■ STATED EXERCISE
Return, without pictures, the lines from the start of the data through the one that contains "const yMinorTicks = [0.05, 0.15, 0.25, 0.35, 0.45];".

■ COLLECTED MATERIAL
────────────────────────────────────────
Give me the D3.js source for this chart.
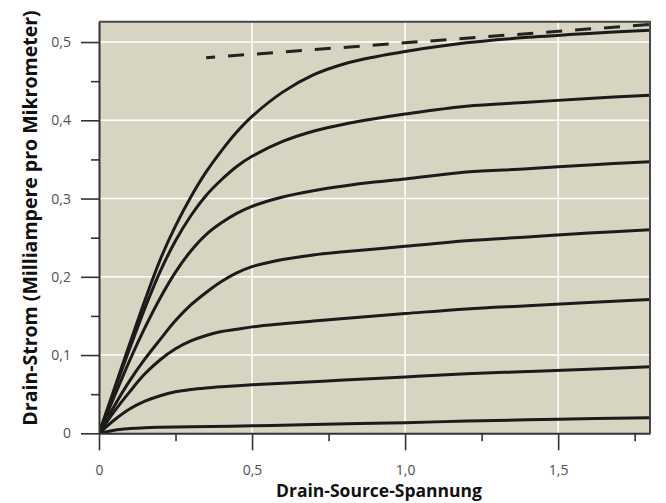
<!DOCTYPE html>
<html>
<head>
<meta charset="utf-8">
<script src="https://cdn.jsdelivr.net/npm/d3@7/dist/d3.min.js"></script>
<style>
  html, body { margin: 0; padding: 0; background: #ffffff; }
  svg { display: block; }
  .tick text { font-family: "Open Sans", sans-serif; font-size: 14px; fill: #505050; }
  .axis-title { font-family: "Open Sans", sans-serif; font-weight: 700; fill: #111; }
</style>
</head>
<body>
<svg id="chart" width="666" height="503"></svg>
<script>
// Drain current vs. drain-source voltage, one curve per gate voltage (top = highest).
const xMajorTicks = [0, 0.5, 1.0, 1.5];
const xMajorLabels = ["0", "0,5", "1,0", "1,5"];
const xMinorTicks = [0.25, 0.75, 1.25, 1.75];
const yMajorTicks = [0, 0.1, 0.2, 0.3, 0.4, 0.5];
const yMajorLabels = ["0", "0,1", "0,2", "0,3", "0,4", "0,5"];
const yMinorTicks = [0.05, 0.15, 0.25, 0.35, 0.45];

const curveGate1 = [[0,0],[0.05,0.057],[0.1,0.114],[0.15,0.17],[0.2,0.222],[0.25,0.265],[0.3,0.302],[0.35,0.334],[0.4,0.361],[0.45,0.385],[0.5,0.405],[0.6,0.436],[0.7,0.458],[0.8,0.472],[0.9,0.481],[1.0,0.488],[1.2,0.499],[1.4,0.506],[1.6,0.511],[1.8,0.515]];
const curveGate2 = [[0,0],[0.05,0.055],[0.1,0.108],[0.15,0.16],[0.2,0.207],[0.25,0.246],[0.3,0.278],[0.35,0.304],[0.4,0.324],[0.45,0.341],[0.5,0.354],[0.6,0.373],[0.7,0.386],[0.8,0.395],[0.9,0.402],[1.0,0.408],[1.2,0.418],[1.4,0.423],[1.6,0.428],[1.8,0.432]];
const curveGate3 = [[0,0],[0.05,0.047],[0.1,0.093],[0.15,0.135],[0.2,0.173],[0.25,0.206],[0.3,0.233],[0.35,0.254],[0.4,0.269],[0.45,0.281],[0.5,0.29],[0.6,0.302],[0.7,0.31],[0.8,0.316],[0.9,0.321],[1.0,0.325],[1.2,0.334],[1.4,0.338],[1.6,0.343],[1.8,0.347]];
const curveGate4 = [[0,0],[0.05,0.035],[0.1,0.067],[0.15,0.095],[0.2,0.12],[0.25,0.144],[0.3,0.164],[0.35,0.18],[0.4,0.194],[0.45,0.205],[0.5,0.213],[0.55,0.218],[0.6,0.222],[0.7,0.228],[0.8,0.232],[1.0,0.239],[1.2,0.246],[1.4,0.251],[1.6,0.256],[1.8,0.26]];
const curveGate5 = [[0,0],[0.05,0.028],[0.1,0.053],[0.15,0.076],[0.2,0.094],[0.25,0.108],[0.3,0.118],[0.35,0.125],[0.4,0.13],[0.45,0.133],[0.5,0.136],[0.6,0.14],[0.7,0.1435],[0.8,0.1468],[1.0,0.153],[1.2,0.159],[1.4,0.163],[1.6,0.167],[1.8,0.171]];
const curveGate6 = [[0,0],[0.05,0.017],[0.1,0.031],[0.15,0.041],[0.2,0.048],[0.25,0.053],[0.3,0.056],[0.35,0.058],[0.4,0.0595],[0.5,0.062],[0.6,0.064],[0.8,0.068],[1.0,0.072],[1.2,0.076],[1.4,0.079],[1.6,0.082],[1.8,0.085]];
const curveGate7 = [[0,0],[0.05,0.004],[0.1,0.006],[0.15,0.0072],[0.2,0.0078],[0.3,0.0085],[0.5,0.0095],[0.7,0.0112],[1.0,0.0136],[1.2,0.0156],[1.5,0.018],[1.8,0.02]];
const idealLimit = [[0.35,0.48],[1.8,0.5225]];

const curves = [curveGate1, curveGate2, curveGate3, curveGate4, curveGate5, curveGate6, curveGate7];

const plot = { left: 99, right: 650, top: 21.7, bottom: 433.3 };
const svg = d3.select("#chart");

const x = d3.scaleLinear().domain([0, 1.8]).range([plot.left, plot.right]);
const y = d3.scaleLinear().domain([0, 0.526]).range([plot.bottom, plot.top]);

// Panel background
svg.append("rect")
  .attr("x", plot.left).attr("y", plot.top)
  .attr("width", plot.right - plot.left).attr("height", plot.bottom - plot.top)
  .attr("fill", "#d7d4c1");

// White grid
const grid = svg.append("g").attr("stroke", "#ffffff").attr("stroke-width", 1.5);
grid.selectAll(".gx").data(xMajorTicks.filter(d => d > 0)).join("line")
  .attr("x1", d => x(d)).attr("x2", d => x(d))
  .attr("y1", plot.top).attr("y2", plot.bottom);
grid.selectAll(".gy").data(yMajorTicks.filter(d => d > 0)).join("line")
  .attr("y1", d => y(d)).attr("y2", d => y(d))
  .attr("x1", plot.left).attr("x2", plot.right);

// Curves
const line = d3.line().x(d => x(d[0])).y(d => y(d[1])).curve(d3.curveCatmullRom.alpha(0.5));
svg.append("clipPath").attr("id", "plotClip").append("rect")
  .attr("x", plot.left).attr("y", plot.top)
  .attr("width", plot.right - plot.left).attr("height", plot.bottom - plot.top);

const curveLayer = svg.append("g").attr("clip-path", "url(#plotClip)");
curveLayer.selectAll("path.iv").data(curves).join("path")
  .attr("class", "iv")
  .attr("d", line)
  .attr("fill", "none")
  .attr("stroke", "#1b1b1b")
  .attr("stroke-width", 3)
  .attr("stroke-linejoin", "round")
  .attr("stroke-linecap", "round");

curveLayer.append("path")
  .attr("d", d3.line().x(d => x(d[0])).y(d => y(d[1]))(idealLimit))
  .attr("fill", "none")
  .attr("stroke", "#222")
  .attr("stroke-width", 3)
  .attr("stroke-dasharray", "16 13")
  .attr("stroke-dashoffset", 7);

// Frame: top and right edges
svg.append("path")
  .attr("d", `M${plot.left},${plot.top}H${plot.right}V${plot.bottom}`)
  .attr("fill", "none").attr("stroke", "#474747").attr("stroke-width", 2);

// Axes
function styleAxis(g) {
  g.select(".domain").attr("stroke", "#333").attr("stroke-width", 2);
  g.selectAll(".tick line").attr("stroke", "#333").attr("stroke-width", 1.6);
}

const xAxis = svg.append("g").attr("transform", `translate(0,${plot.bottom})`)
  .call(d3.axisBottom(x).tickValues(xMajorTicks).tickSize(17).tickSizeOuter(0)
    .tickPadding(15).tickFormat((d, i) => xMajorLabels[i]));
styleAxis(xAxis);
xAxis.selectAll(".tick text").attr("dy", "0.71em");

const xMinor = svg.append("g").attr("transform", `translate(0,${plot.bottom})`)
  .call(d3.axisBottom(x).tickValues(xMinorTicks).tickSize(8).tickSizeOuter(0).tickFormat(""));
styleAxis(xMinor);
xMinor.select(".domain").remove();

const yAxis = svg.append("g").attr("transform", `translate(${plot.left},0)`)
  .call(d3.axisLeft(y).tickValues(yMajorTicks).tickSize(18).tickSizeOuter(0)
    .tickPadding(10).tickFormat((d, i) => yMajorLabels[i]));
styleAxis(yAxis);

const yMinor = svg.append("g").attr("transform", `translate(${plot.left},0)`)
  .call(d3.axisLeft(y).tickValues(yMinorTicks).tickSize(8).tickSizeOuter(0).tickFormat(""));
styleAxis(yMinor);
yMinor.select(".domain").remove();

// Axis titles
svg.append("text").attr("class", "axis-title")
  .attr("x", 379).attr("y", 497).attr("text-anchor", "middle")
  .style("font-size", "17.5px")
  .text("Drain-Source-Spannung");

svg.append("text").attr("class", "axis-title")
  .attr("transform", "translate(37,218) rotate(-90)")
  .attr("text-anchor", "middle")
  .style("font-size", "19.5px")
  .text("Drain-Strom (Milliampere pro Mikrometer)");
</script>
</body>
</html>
────────────────────────────────────────
■ ANSWER TO THIS TASK
Give me the D3.js source for this chart.
<!DOCTYPE html>
<html>
<head>
<meta charset="utf-8">
<script src="https://cdn.jsdelivr.net/npm/d3@7/dist/d3.min.js"></script>
<style>
  html, body { margin: 0; padding: 0; background: #ffffff; }
  svg { display: block; }
  .tick text { font-family: "Open Sans", sans-serif; font-size: 14px; fill: #505050; }
  .axis-title { font-family: "Open Sans", sans-serif; font-weight: 700; fill: #111; }
</style>
</head>
<body>
<svg id="chart" width="666" height="503"></svg>
<script>
// Drain current vs. drain-source voltage, one curve per gate voltage (top = highest).
const xMajorTicks = [0, 0.5, 1.0, 1.5];
const xMajorLabels = ["0", "0,5", "1,0", "1,5"];
const xMinorTicks = [0.25, 0.75, 1.25, 1.75];
const yMajorTicks = [0, 0.1, 0.2, 0.3, 0.4, 0.5];
const yMajorLabels = ["0", "0,1", "0,2", "0,3", "0,4", "0,5"];
const yMinorTicks = [0.05, 0.15, 0.25, 0.35, 0.45];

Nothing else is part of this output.